Task directions: Give an exact copy of every line, leaving images out.

Collected material:
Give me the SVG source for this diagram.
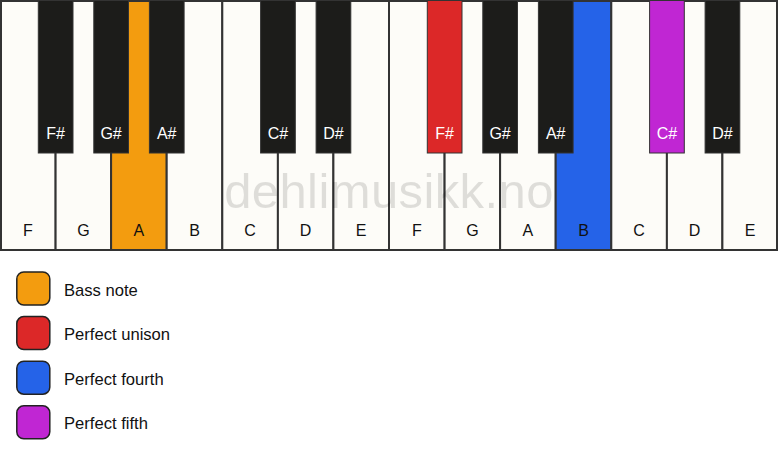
<svg xmlns="http://www.w3.org/2000/svg" width="778" height="461" viewBox="0 0 778 461">
<style>
.w{fill:#fdfcf8;stroke:#333;stroke-width:2}
.b{fill:#1c1c1a;stroke:#333;stroke-width:1}
.wl{font-family:"Liberation Sans",Arial,sans-serif;font-size:16px;fill:#111;text-anchor:middle}
.bl{font-family:"Liberation Sans",Arial,sans-serif;font-size:16px;fill:#fff;text-anchor:middle}
.lg{stroke:#222;stroke-width:1.5}
.lt{font-family:"Liberation Sans",Arial,sans-serif;font-size:16.6px;fill:#111}
</style>
<rect width="778" height="461" fill="#ffffff"/>
<g id="white-keys">
<g id="wk-F1"><rect class="w" x="1" y="1" width="54.6" height="249"/><text class="wl" x="27.8" y="236">F</text></g>
<g id="wk-G1"><rect class="w" x="55.6" y="1" width="55.5" height="249"/><text class="wl" x="83.4" y="236">G</text></g>
<g id="wk-A1"><rect class="w" x="111.1" y="1" width="55.6" height="249" style="fill:#f39c0f"/><text class="wl" x="138.9" y="236">A</text></g>
<g id="wk-B1"><rect class="w" x="166.7" y="1" width="55.6" height="249"/><text class="wl" x="194.5" y="236">B</text></g>
<g id="wk-C1"><rect class="w" x="222.3" y="1" width="55.6" height="249"/><text class="wl" x="250.1" y="236">C</text></g>
<g id="wk-D1"><rect class="w" x="277.9" y="1" width="55.5" height="249"/><text class="wl" x="305.6" y="236">D</text></g>
<g id="wk-E1"><rect class="w" x="333.4" y="1" width="55.6" height="249"/><text class="wl" x="361.2" y="236">E</text></g>
<g id="wk-F2"><rect class="w" x="389" y="1" width="55.6" height="249"/><text class="wl" x="416.8" y="236">F</text></g>
<g id="wk-G2"><rect class="w" x="444.6" y="1" width="55.5" height="249"/><text class="wl" x="472.4" y="236">G</text></g>
<g id="wk-A2"><rect class="w" x="500.1" y="1" width="55.6" height="249"/><text class="wl" x="527.9" y="236">A</text></g>
<g id="wk-B2"><rect class="w" x="555.7" y="1" width="55.6" height="249" style="fill:#2563e8"/><text class="wl" x="583.5" y="236">B</text></g>
<g id="wk-C2"><rect class="w" x="611.3" y="1" width="55.6" height="249"/><text class="wl" x="639.1" y="236">C</text></g>
<g id="wk-D2"><rect class="w" x="666.9" y="1" width="55.5" height="249"/><text class="wl" x="694.6" y="236">D</text></g>
<g id="wk-E2"><rect class="w" x="722.4" y="1" width="54.6" height="249"/><text class="wl" x="750" y="236">E</text></g>
</g>
<text x="389" y="208" font-family="'Liberation Sans',Arial,sans-serif" font-size="49" letter-spacing="0.4" text-anchor="middle" fill="#000" fill-opacity="0.12">dehlimusikk.no</text>
<g id="black-keys">
<g id="bk-Fs1"><rect class="b" x="38.3" y="0.5" width="34.7" height="152.5"/><text class="bl" x="55.6" y="139">F#</text></g>
<g id="bk-Gs1"><rect class="b" x="93.8" y="0.5" width="34.7" height="152.5"/><text class="bl" x="111.1" y="139">G#</text></g>
<g id="bk-As1"><rect class="b" x="149.4" y="0.5" width="34.7" height="152.5"/><text class="bl" x="166.7" y="139">A#</text></g>
<g id="bk-Cs1"><rect class="b" x="260.6" y="0.5" width="34.7" height="152.5"/><text class="bl" x="277.9" y="139">C#</text></g>
<g id="bk-Ds1"><rect class="b" x="316.1" y="0.5" width="34.7" height="152.5"/><text class="bl" x="333.4" y="139">D#</text></g>
<g id="bk-Fs2"><rect class="b" x="427.3" y="0.5" width="34.7" height="152.5" style="fill:#dc2828"/><text class="bl" x="444.6" y="139">F#</text></g>
<g id="bk-Gs2"><rect class="b" x="482.8" y="0.5" width="34.7" height="152.5"/><text class="bl" x="500.1" y="139">G#</text></g>
<g id="bk-As2"><rect class="b" x="538.4" y="0.5" width="34.7" height="152.5"/><text class="bl" x="555.7" y="139">A#</text></g>
<g id="bk-Cs2"><rect class="b" x="649.6" y="0.5" width="34.7" height="152.5" style="fill:#c026d3"/><text class="bl" x="666.9" y="139">C#</text></g>
<g id="bk-Ds2"><rect class="b" x="705.1" y="0.5" width="34.7" height="152.5"/><text class="bl" x="722.4" y="139">D#</text></g>
</g>
<g id="legend">
<g id="lg-bass"><rect class="lg" x="16.8" y="272" width="33" height="33" rx="7" fill="#f39c0f"/><text class="lt" x="64" y="295.5">Bass note</text></g>
<g id="lg-unison"><rect class="lg" x="16.8" y="316.6" width="33" height="33" rx="7" fill="#dc2828"/><text class="lt" x="64" y="340">Perfect unison</text></g>
<g id="lg-fourth"><rect class="lg" x="16.8" y="361.2" width="33" height="33" rx="7" fill="#2563e8"/><text class="lt" x="64" y="384.6">Perfect fourth</text></g>
<g id="lg-fifth"><rect class="lg" x="16.8" y="405.8" width="33" height="33" rx="7" fill="#c026d3"/><text class="lt" x="64" y="429.2">Perfect fifth</text></g>
</g>
</svg>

Result for this exercise:
Give me the SVG source for this diagram.
<svg xmlns="http://www.w3.org/2000/svg" width="778" height="461" viewBox="0 0 778 461">
<style>
.w{fill:#fdfcf8;stroke:#333;stroke-width:2}
.b{fill:#1c1c1a;stroke:#333;stroke-width:1}
.wl{font-family:"Liberation Sans",Arial,sans-serif;font-size:16px;fill:#111;text-anchor:middle}
.bl{font-family:"Liberation Sans",Arial,sans-serif;font-size:16px;fill:#fff;text-anchor:middle}
.lg{stroke:#222;stroke-width:1.5}
.lt{font-family:"Liberation Sans",Arial,sans-serif;font-size:16.6px;fill:#111}
</style>
<rect width="778" height="461" fill="#ffffff"/>
<g id="white-keys">
<g id="wk-F1"><rect class="w" x="1" y="1" width="54.6" height="249"/><text class="wl" x="27.8" y="236">F</text></g>
<g id="wk-G1"><rect class="w" x="55.6" y="1" width="55.5" height="249"/><text class="wl" x="83.4" y="236">G</text></g>
<g id="wk-A1"><rect class="w" x="111.1" y="1" width="55.6" height="249" style="fill:#f39c0f"/><text class="wl" x="138.9" y="236">A</text></g>
<g id="wk-B1"><rect class="w" x="166.7" y="1" width="55.6" height="249"/><text class="wl" x="194.5" y="236">B</text></g>
<g id="wk-C1"><rect class="w" x="222.3" y="1" width="55.6" height="249"/><text class="wl" x="250.1" y="236">C</text></g>
<g id="wk-D1"><rect class="w" x="277.9" y="1" width="55.5" height="249"/><text class="wl" x="305.6" y="236">D</text></g>
<g id="wk-E1"><rect class="w" x="333.4" y="1" width="55.6" height="249"/><text class="wl" x="361.2" y="236">E</text></g>
<g id="wk-F2"><rect class="w" x="389" y="1" width="55.6" height="249"/><text class="wl" x="416.8" y="236">F</text></g>
<g id="wk-G2"><rect class="w" x="444.6" y="1" width="55.5" height="249"/><text class="wl" x="472.4" y="236">G</text></g>
<g id="wk-A2"><rect class="w" x="500.1" y="1" width="55.6" height="249"/><text class="wl" x="527.9" y="236">A</text></g>
<g id="wk-B2"><rect class="w" x="555.7" y="1" width="55.6" height="249" style="fill:#2563e8"/><text class="wl" x="583.5" y="236">B</text></g>
<g id="wk-C2"><rect class="w" x="611.3" y="1" width="55.6" height="249"/><text class="wl" x="639.1" y="236">C</text></g>
<g id="wk-D2"><rect class="w" x="666.9" y="1" width="55.5" height="249"/><text class="wl" x="694.6" y="236">D</text></g>
<g id="wk-E2"><rect class="w" x="722.4" y="1" width="54.6" height="249"/><text class="wl" x="750" y="236">E</text></g>
</g>
<text x="389" y="208" font-family="'Liberation Sans',Arial,sans-serif" font-size="49" letter-spacing="0.4" text-anchor="middle" fill="#000" fill-opacity="0.12">dehlimusikk.no</text>
<g id="black-keys">
<g id="bk-Fs1"><rect class="b" x="38.3" y="0.5" width="34.7" height="152.5"/><text class="bl" x="55.6" y="139">F#</text></g>
<g id="bk-Gs1"><rect class="b" x="93.8" y="0.5" width="34.7" height="152.5"/><text class="bl" x="111.1" y="139">G#</text></g>
<g id="bk-As1"><rect class="b" x="149.4" y="0.5" width="34.7" height="152.5"/><text class="bl" x="166.7" y="139">A#</text></g>
<g id="bk-Cs1"><rect class="b" x="260.6" y="0.5" width="34.7" height="152.5"/><text class="bl" x="277.9" y="139">C#</text></g>
<g id="bk-Ds1"><rect class="b" x="316.1" y="0.5" width="34.7" height="152.5"/><text class="bl" x="333.4" y="139">D#</text></g>
<g id="bk-Fs2"><rect class="b" x="427.3" y="0.5" width="34.7" height="152.5" style="fill:#dc2828"/><text class="bl" x="444.6" y="139">F#</text></g>
<g id="bk-Gs2"><rect class="b" x="482.8" y="0.5" width="34.7" height="152.5"/><text class="bl" x="500.1" y="139">G#</text></g>
<g id="bk-As2"><rect class="b" x="538.4" y="0.5" width="34.7" height="152.5"/><text class="bl" x="555.7" y="139">A#</text></g>
<g id="bk-Cs2"><rect class="b" x="649.6" y="0.5" width="34.7" height="152.5" style="fill:#c026d3"/><text class="bl" x="666.9" y="139">C#</text></g>
<g id="bk-Ds2"><rect class="b" x="705.1" y="0.5" width="34.7" height="152.5"/><text class="bl" x="722.4" y="139">D#</text></g>
</g>
<g id="legend">
<g id="lg-bass"><rect class="lg" x="16.8" y="272" width="33" height="33" rx="7" fill="#f39c0f"/><text class="lt" x="64" y="295.5">Bass note</text></g>
<g id="lg-unison"><rect class="lg" x="16.8" y="316.6" width="33" height="33" rx="7" fill="#dc2828"/><text class="lt" x="64" y="340">Perfect unison</text></g>
<g id="lg-fourth"><rect class="lg" x="16.8" y="361.2" width="33" height="33" rx="7" fill="#2563e8"/><text class="lt" x="64" y="384.6">Perfect fourth</text></g>
<g id="lg-fifth"><rect class="lg" x="16.8" y="405.8" width="33" height="33" rx="7" fill="#c026d3"/><text class="lt" x="64" y="429.2">Perfect fifth</text></g>
</g>
</svg>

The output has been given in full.